Records excerpted from a collection
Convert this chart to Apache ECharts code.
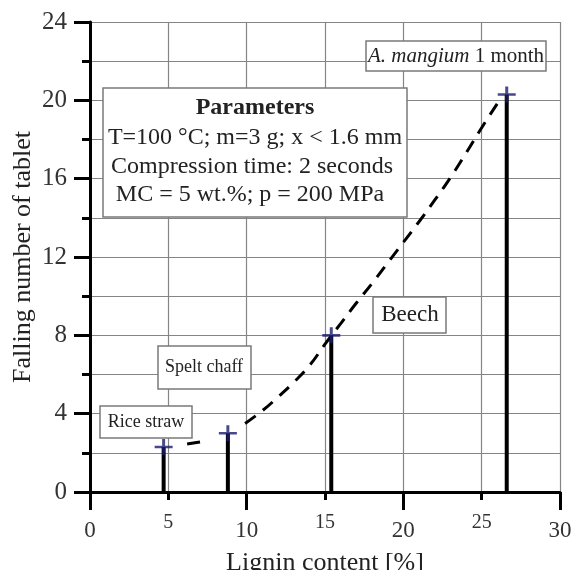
<!DOCTYPE html>
<html>
<head>
<meta charset="utf-8">
<script src="https://cdn.jsdelivr.net/npm/echarts@6/dist/echarts.min.js"></script>
<style>
  html, body { margin: 0; padding: 0; background: #fff; }
  #main { width: 574px; height: 570px; }
</style>
</head>
<body>
<div id="main"></div>
<script>
// samples
var names = ["Rice straw", "Spelt chaff", "Beech", "A. mangium 1 month"];
var lignin = [4.7, 8.8, 15.4, 26.6];
var falling = [2.3, 3.0, 8.0, 20.3];

// dashed trend line ('-' = gap in the dashes)
var fitX = [6.2, 7.2, 8.5, 9.9, 11, 12, 13, 14, 15, 16, 17, 18, 19, 20, 21, 22, 23, 24, 25, 26.3];
var fitY = [2.45, 2.58, "-", 3.5, 4.15, 4.85, 5.6, 6.45, 7.55, 8.6, 9.65, 10.65, 11.7, 12.75, 13.8, 14.9, 16.05, 17.3, 18.6, 20.2];

// tick labels
var xBigLabels = [0, 10, 20, 30];
var xSmallLabels = [5, 15, 25];

var serif = "Liberation Serif";
var gridColor = "#858585";

var myChart = echarts.init(document.getElementById("main"));

function box(x, y, w, h, lines) {
  var children = [
    {
      type: "rect",
      z: 100,
      shape: { x: x, y: y, width: w, height: h },
      style: { fill: "#fff", stroke: "#7a7a7a", lineWidth: 1.5 },
    },
  ];
  lines.forEach(function (l) {
    children.push({
      type: "text",
      z: 101,
      x: l.x,
      y: l.y,
      style: {
        text: l.text,
        fontFamily: serif,
        fontSize: l.size,
        fontWeight: l.bold ? "bold" : "normal",
        fill: "#222",
        align: "center",
        verticalAlign: "middle",
        rich: l.rich,
      },
    });
  });
  return { type: "group", z: 100, children: children };
}

option = {
  backgroundColor: "#fff",
  animation: false,
  grid: {
    left: 90,
    right: 14,
    top: 22,
    bottom: 78,
    containLabel: false,
    outerBoundsMode: "none",
  },
  xAxis: [
    {
      type: "value",
      min: 0,
      max: 30,
      interval: 5,
      position: "bottom",
      axisLine: { show: true, lineStyle: { color: "#000", width: 3 } },
      axisTick: { show: true, length: 8, lineStyle: { color: "#000", width: 3 } },
      axisLabel: {
        formatter: function (v) {
          return xSmallLabels.indexOf(v) >= 0 ? String(v) : "";
        },
        fontFamily: serif,
        fontSize: 20,
        color: "#333",
        margin: 21,
      },
      splitLine: { show: true, lineStyle: { color: gridColor, width: 1.2 } },
      name: "Lignin content [%]",
      nameLocation: "middle",
      nameGap: 58,
      nameMoveOverlap: false,
      nameTextStyle: { fontFamily: serif, fontSize: 26, color: "#222" },
    },
    {
      type: "value",
      min: 0,
      max: 30,
      interval: 10,
      position: "bottom",
      axisLine: { show: false },
      axisTick: { show: true, length: 18, lineStyle: { color: "#000", width: 3 } },
      axisLabel: {
        formatter: function (v) {
          return xBigLabels.indexOf(v) >= 0 ? String(v) : "";
        },
        fontFamily: serif,
        fontSize: 23,
        color: "#333",
        margin: 27,
      },
      splitLine: { show: false },
    },
  ],
  yAxis: {
    type: "value",
    min: 0,
    max: 24,
    interval: 4,
    axisLine: { show: true, lineStyle: { color: "#000", width: 3 } },
    axisTick: { show: true, length: 16, lineStyle: { color: "#000", width: 3 } },
    minorTick: { show: true, splitNumber: 2, length: 8, lineStyle: { color: "#000", width: 3 } },
    splitLine: { show: true, lineStyle: { color: gridColor, width: 1.2 } },
    minorSplitLine: { show: true, lineStyle: { color: gridColor, width: 1.2 } },
    axisLabel: { fontFamily: serif, fontSize: 25, color: "#333", margin: 23 },
    name: "Falling number of tablet",
    nameLocation: "middle",
    nameGap: 54,
    nameMoveOverlap: false,
    nameTextStyle: { fontFamily: serif, fontSize: 26, color: "#222" },
  },
  series: [
    {
      name: "stems",
      type: "bar",
      barWidth: 4,
      z: 3,
      itemStyle: { color: "#000" },
      data: lignin.map(function (x, i) {
        return [x, falling[i]];
      }),
    },
    {
      name: "fit",
      type: "line",
      smooth: true,
      symbol: "none",
      connectNulls: false,
      z: 4,
      lineStyle: { color: "#000", width: 3, type: [13, 9] },
      data: fitX.map(function (x, i) {
        return [x, fitY[i]];
      }),
    },
    {
      name: "points",
      type: "scatter",
      symbol: "path://M7.5,0h3v7.5h7.5v3h-7.5v7.5h-3v-7.5h-7.5v-3h7.5z",
      symbolSize: [18, 16],
      z: 5,
      itemStyle: { color: "#1c1c6b" },
      data: lignin.map(function (x, i) {
        return [x, falling[i]];
      }),
    },
  ],
  graphic: [
    box(103, 88, 304, 129, [
      { text: "Parameters", x: 255, y: 108, size: 24, bold: true },
      { text: "T=100 \u00b0C; m=3 g; x < 1.6 mm", x: 255, y: 138, size: 24 },
      { text: "Compression time: 2 seconds", x: 252, y: 167, size: 24 },
      { text: "MC = 5 wt.%; p = 200 MPa", x: 250, y: 195, size: 24 },
    ]),
    box(366, 41, 180, 30, [
      {
        text: "{i|A. mangium}{n| 1 month}",
        x: 456,
        y: 56,
        size: 21,
        rich: {
          i: { fontFamily: serif, fontSize: 21, fontStyle: "italic", fill: "#222" },
          n: { fontFamily: serif, fontSize: 21, fill: "#222" },
        },
      },
    ]),
    box(373, 297, 73, 36, [{ text: names[2], x: 410, y: 315, size: 23 }]),
    box(158, 346, 93, 43, [{ text: names[1], x: 204, y: 367, size: 18 }]),
    box(100, 406, 92, 32, [{ text: names[0], x: 146, y: 422, size: 18 }]),
  ],
};

myChart.setOption(option);
</script>
</body>
</html>
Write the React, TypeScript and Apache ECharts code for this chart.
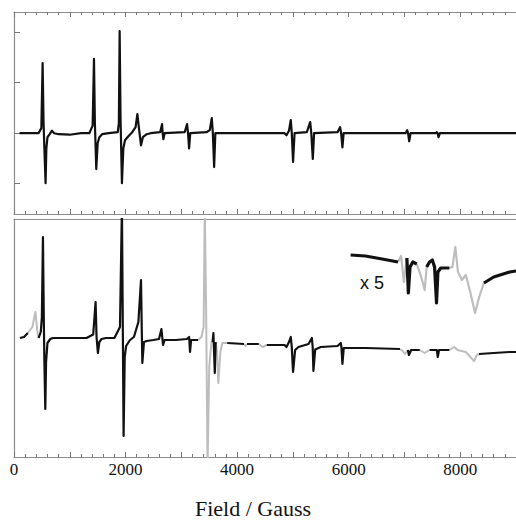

STATED EXERCISE: Report only how many lines of the listing hold the word "code".

EXPECTED ANSWER: 2